IMPACTS OF THE CRUSADES
The crusades are one of the most significant events in the history of Europe and the Middle East. They were a series of religious wars carried out by Christian crusaders from Europe during the timeframe of the Middle Ages. Beginning in 1095 CE, the crusades saw European knights and noblemen travel to the Middle East in an attempt to capture the Holy Land away from Muslim people that had controlled the region for the previous centuries. The term crusade means ‘cross’. Therefore, the Europeans that became crusaders viewed themselves as ‘taking up the cross’. In fact, many of the crusaders wore crosses on their clothing and armor as they made their pilgrimage to the Holy Land.
The crusades were a major event in the Middle Ages and had a profound impact on the world at the time. For example, one of the first major impacts of the crusades was that it increased interaction between different societies and groups of people. For instance, the crusades caused the religions of Christianity, Judaism and Islam to clash. In this conflict, people of all faiths travelled vast distances to fight over the city of Jerusalem, which each faith considered important to its religious heritage. This clash of religious ideals caused a sharing of ideas between the different religious groups and helped the principles of each religious faith to spread into new areas. Arguably, the clash between these three religions and this area of the world continues still today. Beyond religion, the interaction between different groups of people led to a spread of scientific and philosophical knowledge. The existence of the Silk Road had already caused a massive spread of ideas and knowledge across Eurasia, but the crusades continued and expanded the trend. At the outbreak of the crusades in the 11th century, the Middle East was a major center of learning and knowledge. Due to its geographical location, the major Middle Eastern civilizations were at the crossroads of the Silk Road and therefore benefitted greatly from having access to both European and Asian knowledge.
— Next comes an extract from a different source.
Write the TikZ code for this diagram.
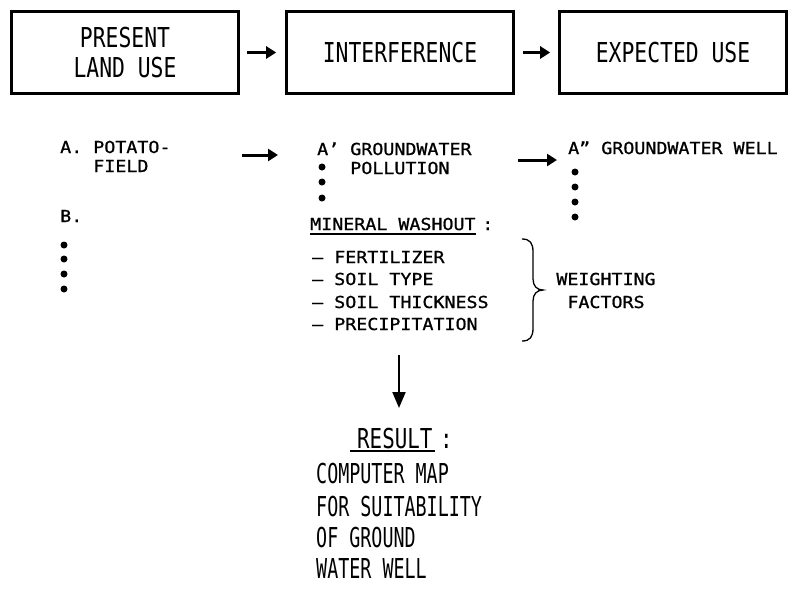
\documentclass[tikz,border=0pt]{standalone}
\usepackage{fontspec}
\setmainfont{Liberation Sans}
\newfontfamily\boxfont[FakeStretch=0.78]{DejaVu Sans Mono}
\newfontfamily\resfont[FakeStretch=0.67]{DejaVu Sans Mono}
\newfontfamily\resbfont[FakeStretch=0.76]{DejaVu Sans Mono}
\newfontfamily\monofont[FakeStretch=1.11,FakeBold=1]{DejaVu Sans Mono}
\usetikzlibrary{arrows.meta}
\begin{document}
\begin{tikzpicture}[x=1pt,y=-1pt,
  box/.style={draw, line width=2.6pt, minimum width=227pt, minimum height=82pt,
    inner sep=0pt, align=center, font=\boxfont\fontsize{27.4}{31}\selectfont},
  mono/.style={inner sep=0pt, anchor=base west, font=\monofont\fontsize{16.5}{19}\selectfont},
  res/.style={inner sep=0pt, anchor=base west, font=\resfont\fontsize{27.4}{31}\selectfont},
  resb/.style={inner sep=0pt, anchor=base west, font=\resbfont\fontsize{27.4}{31}\selectfont},
  arr/.style={line width=3pt, -{Triangle[length=10pt,width=12pt]}},
  varr/.style={line width=2pt, -{Triangle[length=16pt,width=13pt]}},
  dot/.style={circle, fill=black, inner sep=0pt, minimum size=7pt},
  uline/.style={line width=1.3pt},
  brace/.style={line width=1.3pt}]
\useasboundingbox (0,0) rectangle (791,589);

% top boxes
\node[box] (b1) at (125,52.5) {PRESENT\\[-1pt]LAND USE};
\node[box] (b2) at (400,52.5) {INTERFERENCE};
\node[box] (b3) at (673,52.5) {EXPECTED USE};
\draw[arr] ([xshift=7pt]b1.east) -- ([xshift=-9pt]b2.west);
\draw[arr] ([xshift=8pt]b2.east) -- ([xshift=-8pt]b3.west);

% column A
\node[mono] (a1) at (60,153) {A. POTATO-};
\node[mono] (a2) at (60,172) {\phantom{A. }FIELD};
\node[mono] (b) at (60,222) {B.};
\foreach \y [count=\i] in {245,259,274,289}
  \node[dot] (bd\i) at (64,\y) {};

% column A'
\coordinate (m1s) at (242,155);
\coordinate (m1e) at (278,155);
\draw[arr] (m1s) -- (m1e);
\node[mono] (ap1) at (317,155) {A’ GROUNDWATER};
\node[mono] (ap2) at (317,174) {\phantom{A’ }POLLUTION};
\foreach \y [count=\i] in {167,182,198}
  \node[dot] (apd\i) at (322,\y) {};

% column A''
\coordinate (m2s) at (518,160);
\coordinate (m2e) at (557,160);
\draw[arr] (m2s) -- (m2e);
\node[mono] (app) at (568,154) {A” GROUNDWATER WELL};
\foreach \y [count=\i] in {172,187,202,217}
  \node[dot] (appd\i) at (575,\y) {};

% mineral washout
\node[mono] (mw) at (310,230) {MINERAL WASHOUT};
\node[mono] (mwc) at (482,230) {:};
\draw[uline] ([yshift=-4pt]mw.base west) -- ([yshift=-4pt]mw.base east);
\node[mono] (l1) at (312,263) {— FERTILIZER};
\node[mono] (l2) at (312,285) {— SOIL TYPE};
\node[mono] (l3) at (312,308) {— SOIL THICKNESS};
\node[mono] (l4) at (312,330) {— PRECIPITATION};

% brace
\draw[brace] (522,239) .. controls (530,239) and (533,243) .. (533,252)
  -- (533,279) .. controls (533,286) and (537,290) .. (543,290)
  .. controls (537,290) and (533,294) .. (533,301)
  -- (533,328) .. controls (533,337) and (530,341) .. (522,341);
\node[mono, anchor=base] (w1) at (606,285) {WEIGHTING};
\node[mono, anchor=base] (w2) at (606,308) {FACTORS};

% result
\coordinate (vs) at (399,355);
\coordinate (ve) at (399,408);
\draw[varr] (vs) -- (ve);
\node[resb] (r) at (357,448) {RESULT};
\node[resb] (rc) at (440,448) {:};
\draw[uline] ([xshift=-7pt,yshift=-3pt]r.base west) -- ([xshift=2pt,yshift=-3pt]r.base east);
\node[res] (c1) at (316,483) {COMPUTER MAP};
\node[res] (c2) at (316,516) {FOR SUITABILITY};
\node[res] (c3) at (316,547) {OF GROUND};
\node[res] (c4) at (316,578) {WATER WELL};
\end{tikzpicture}
\end{document}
As such, when European crusaders came into contact with Middle Eastern peoples they were exposed to new ideas and inventions which eventually made their way back into European society. For example, the Europeans learned new understandings about mathematics from Middle Eastern mathematicians who were by far the most advanced at that time. Also related to knowledge, the different societies involved in the crusades were exposed to each other’s culture. This meant that each side learned new understandings about food, cultural practices and celebrations.
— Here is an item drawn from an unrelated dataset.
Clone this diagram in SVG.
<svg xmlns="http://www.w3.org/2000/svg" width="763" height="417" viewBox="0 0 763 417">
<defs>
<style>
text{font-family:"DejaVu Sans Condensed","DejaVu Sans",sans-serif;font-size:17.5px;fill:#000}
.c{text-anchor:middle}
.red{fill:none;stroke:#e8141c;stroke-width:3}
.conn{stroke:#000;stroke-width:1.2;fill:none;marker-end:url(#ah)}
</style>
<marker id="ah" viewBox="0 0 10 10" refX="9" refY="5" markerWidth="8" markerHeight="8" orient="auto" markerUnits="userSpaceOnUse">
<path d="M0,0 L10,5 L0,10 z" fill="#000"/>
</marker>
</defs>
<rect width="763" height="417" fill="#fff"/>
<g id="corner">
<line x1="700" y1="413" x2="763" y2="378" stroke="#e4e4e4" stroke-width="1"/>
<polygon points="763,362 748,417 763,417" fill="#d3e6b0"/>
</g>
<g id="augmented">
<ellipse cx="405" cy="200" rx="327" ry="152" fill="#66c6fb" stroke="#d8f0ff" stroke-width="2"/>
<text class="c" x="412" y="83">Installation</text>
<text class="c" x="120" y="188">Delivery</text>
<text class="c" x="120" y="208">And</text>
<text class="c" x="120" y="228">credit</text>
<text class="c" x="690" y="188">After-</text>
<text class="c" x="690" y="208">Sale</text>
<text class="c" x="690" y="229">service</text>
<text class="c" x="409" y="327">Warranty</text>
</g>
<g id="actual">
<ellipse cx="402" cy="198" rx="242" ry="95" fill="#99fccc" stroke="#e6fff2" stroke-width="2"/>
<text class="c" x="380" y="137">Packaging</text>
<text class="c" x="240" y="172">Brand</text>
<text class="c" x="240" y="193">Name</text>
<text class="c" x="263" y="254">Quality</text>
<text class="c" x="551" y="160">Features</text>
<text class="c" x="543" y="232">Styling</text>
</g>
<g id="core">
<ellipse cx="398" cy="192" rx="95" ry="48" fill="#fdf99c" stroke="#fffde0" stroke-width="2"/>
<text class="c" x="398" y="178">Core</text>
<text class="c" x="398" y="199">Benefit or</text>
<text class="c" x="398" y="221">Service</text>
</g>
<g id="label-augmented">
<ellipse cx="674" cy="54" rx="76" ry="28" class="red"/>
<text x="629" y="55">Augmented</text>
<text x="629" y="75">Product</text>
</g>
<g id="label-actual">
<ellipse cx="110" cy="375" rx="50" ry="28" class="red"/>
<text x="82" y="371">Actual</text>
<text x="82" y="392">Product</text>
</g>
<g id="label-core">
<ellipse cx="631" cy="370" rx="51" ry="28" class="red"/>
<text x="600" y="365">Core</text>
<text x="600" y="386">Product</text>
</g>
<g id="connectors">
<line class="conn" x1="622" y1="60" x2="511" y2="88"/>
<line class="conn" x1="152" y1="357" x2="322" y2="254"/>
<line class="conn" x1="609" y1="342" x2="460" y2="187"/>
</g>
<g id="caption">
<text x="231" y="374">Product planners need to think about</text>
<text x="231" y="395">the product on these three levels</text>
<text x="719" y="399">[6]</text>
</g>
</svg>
Another major impact of the crusades was the effect it had on trade. The pilgrimage of thousands of Europeans to the Holy Land created a need for new routes for supply shipments to feed and arm the crusaders. As such, towns and cities grew in size along the route to the Holy Land with many shops and markets. As well, port cities in Italy grew in size and wealth as merchants worked to meet the needs of travelling crusaders. In fact, some of these cities grew to such prominence that they became the famous city-states of the Renaissance centuries after.
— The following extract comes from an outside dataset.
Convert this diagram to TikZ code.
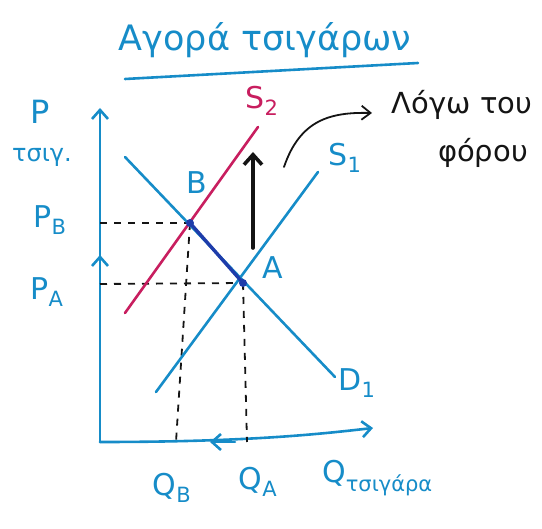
\documentclass[tikz,border=0pt]{standalone}
\usepackage{fontspec}
\setmainfont{DejaVu Sans}
\usetikzlibrary{arrows.meta}
\definecolor{pen}{RGB}{22,140,200}
\definecolor{mag}{RGB}{200,30,95}
\definecolor{dblue}{RGB}{30,60,170}
\definecolor{ink}{RGB}{20,20,20}
\begin{document}
\begin{tikzpicture}[x=1pt,y=-1pt,
  axisline/.style={pen,line width=2.6pt,line cap=round},
  curve/.style={line width=2.6pt,line cap=round},
  guide/.style={ink,line width=1.8pt,dash pattern=on 7pt off 7pt},
  lbl/.style={pen,inner sep=0pt,font=\fontsize{30}{32}\selectfont},
  blk/.style={ink,inner sep=0pt,font=\fontsize{29}{31}\selectfont},
  barb/.style={-{Straight Barb[length=9pt,width=16pt,line width=2.6pt]}}]
\useasboundingbox (0,0) rectangle (542,529);
% title
\node[lbl,font=\fontsize{35}{37}\selectfont] (title) at (265,40) {Αγορά τσιγάρων};
\coordinate (ulL) at (125,79);
\coordinate (ulR) at (418,63);
\draw[axisline] (ulL) -- (ulR);
% axes
\coordinate (O) at (100,442);
\coordinate (Ytop) at (100,108);
\coordinate (Xend) at (373,428);
\draw[axisline,barb] (O) -- (Ytop);
\draw[axisline,barb] (O) .. controls (250,442) and (320,434) .. (Xend);
% key points
\coordinate (A) at (243,283);
\coordinate (B) at (190,223);
% curves
\coordinate (Dtop) at (125,157);
\coordinate (Dbot) at (335,377);
\coordinate (S1bot) at (156,392);
\coordinate (S1top) at (318,172);
\coordinate (S2bot) at (125,313);
\coordinate (S2top) at (258,127);
\draw[guide] (100,223) -- (B);
\draw[guide] (100,284) -- (A);
\draw[guide] (B) -- (176,442);
\draw[guide] (A) -- (247,442);
\draw[curve,pen] (Dtop) -- (Dbot);
\draw[curve,pen] (S1bot) -- (S1top);
\draw[curve,mag] (S2bot) -- (S2top);
\draw[dblue,line width=3.4pt,line cap=round] (B) -- (A);
\fill[dblue] (B) circle (4pt);
\fill[dblue] (A) circle (4pt);
% small arrows on axes
\coordinate (ya1) at (100,272);
\coordinate (ya2) at (100,255);
\draw[axisline,barb] (ya1) -- (ya2);
\coordinate (xa1) at (235,442);
\coordinate (xa2) at (210,442);
\draw[axisline,barb] (xa1) -- (xa2);
% tax arrows
\coordinate (up1) at (253,248);
\coordinate (up2) at (253,152);
\draw[ink,line width=3.6pt,line cap=round,-{Straight Barb[length=10pt,width=18pt,line width=3.6pt]}] (up1) -- (up2);
\coordinate (c1) at (284,167);
\coordinate (c2) at (372,113);
\draw[ink,line width=1.8pt,line cap=round,-{Straight Barb[length=9pt,width=14pt]}] (c1) .. controls (300,120) and (330,112) .. (c2);
% labels
\node[lbl,mag] (s2) at (262,101) {S\textsubscript{2}};
\node[lbl] (s1) at (345,158) {S\textsubscript{1}};
\node[lbl] (d1) at (357,383) {D\textsubscript{1}};
\node[lbl] (lb) at (197,183) {B};
\node[lbl] (la) at (273,268) {A};
\node[lbl,font=\fontsize{32}{34}\selectfont] (lp) at (40,112) {P};
\node[lbl,font=\fontsize{24}{26}\selectfont] (lt) at (42,157) {τσιγ.};
\node[lbl] (pb) at (50,220) {P\textsubscript{B}};
\node[lbl] (pa) at (47,292) {P\textsubscript{A}};
\node[lbl] (qb) at (172,488) {Q\textsubscript{B}};
\node[lbl] (qa) at (258,482) {Q\textsubscript{A}};
\node[lbl,anchor=west] (q) at (322,478) {Q\textsubscript{τσιγάρα}};
\node[blk] (f1) at (462,105) {Λόγω του};
\node[blk] (f2) at (483,153) {φόρου};
\end{tikzpicture}
\end{document}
A third major impact of the crusades was the effect it had on the role of feudalism in the lives of Europeans. Feudalism was a form of government common during medieval Europe that involved society being structured in a very rigid and hierarchical way. It was popular in European society from the 9th century until the 15th century and was the form of government in which the country was dominated by an absolute monarch, in which all power was held within a single king. The monarch would rule over the country while the rest of the people were bound by a hierarchical system in which people were placed into classes in which they were born. Due to the crusades, thousands of nobles and peasants left Europe in order to ‘take up the cross’ in the Holy Land. This meant that large populations of people left their land to fight and since feudalism was centered on the principles of land ownership and farming, this caused feudalism to lose its significance in European societies. As well, the increase in trade at certain ports and towns led to the rise of a merchant or middle class. This meant that peasants were able to build up small fortunes for themselves through trading. As a result, the feudal system began to lose its hold on society which eventually led to the ideals of the Renaissance and the emergence of powerful city-states instead of absolute monarchs. In all, the crusades had a profound impact on the world, but especially led to changes and advancements in Europe.
In conclusion, the crusades were a vitally important event to European and Middle Eastern History. They were centered on a clash between different religions and helped transform Europe and the Middle East during the years of the Middle Ages. As well, many historians consider the effects of the crusades as an important event in the emergence of the Renaissance in Europe a few centuries later.